You don’t have to worry much about this plot stuff, especially since it’s got holes big enough to fly through. What makes Dark Void worthwhile is its twist on the standard shooter action. One half of the game is a cover-based shooter, like the Gears of War or Uncharted series. But with Void comes veritcality. Thanks to your jetpack, gunfights can take place on sheer cliff-faces, with outcroppings of rock serving as cover. The whole thing literally turns your perspective topsy-turvy, but the game’s built well enough that you don’t feel at a loss during combat. In addition to vertical-cover combat, you can blast off into the sky and use the jetpack’s mounted guns to engage in dogfights with the Watchers’ flying saucers.
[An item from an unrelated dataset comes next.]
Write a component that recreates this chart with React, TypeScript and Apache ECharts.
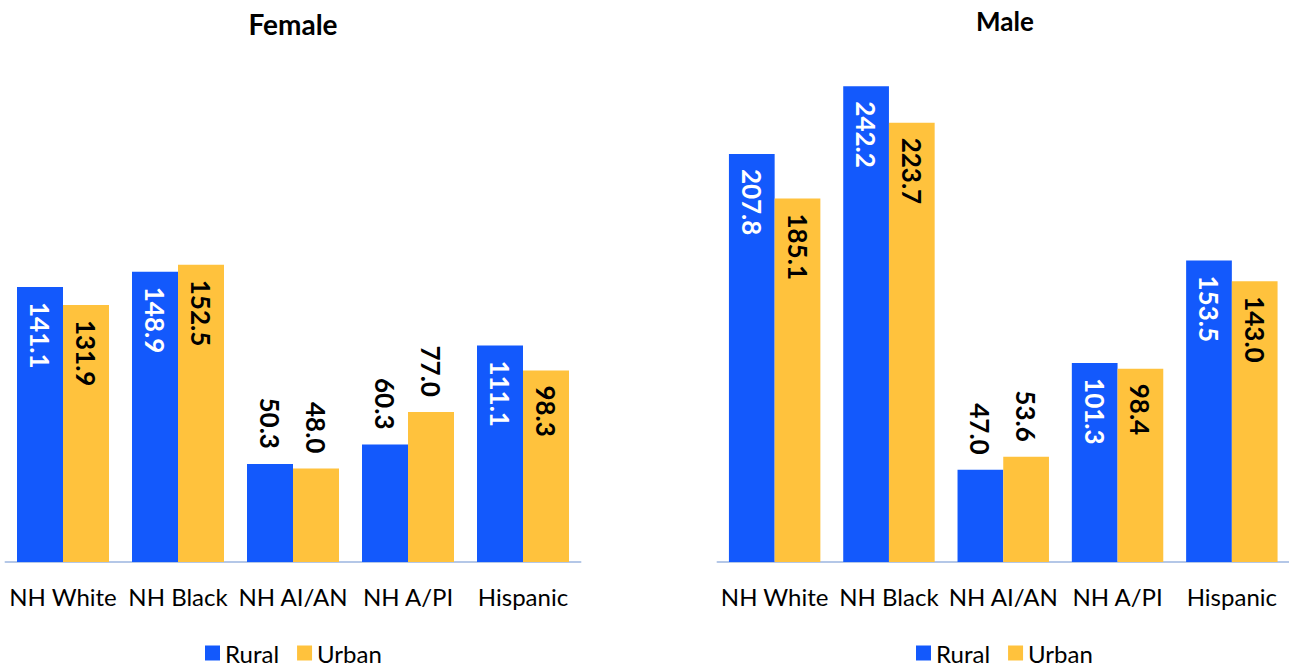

You can land on the UFOs and hijack them, too.

 

The levels in the game are massive, and having a new dimension to explore really livens up a style of gameplay that many are already familiar with. It’s incredibly freeing to float up above a baddie and snipe at him from above. In terms of the flying itself, the rocketpack has just enough of that out-of-control sensation to make the simple act of getting around feel dangerous. There’s a learning curve but it’s not terribly daunting. Later missions take your jetpack away from you and you wind up feel crippled. That feeling is a testament to how good the flying feels in the game.

 

If anything makes Dark Void lose altitude, it’s a few overly long levels, the fairly generic story, and a plot that doesn’t hang together well. But the combo of stop-and-pop shooter action and death-from-above air superiority should put it in most gamers’ mile-high club. Grade: B-.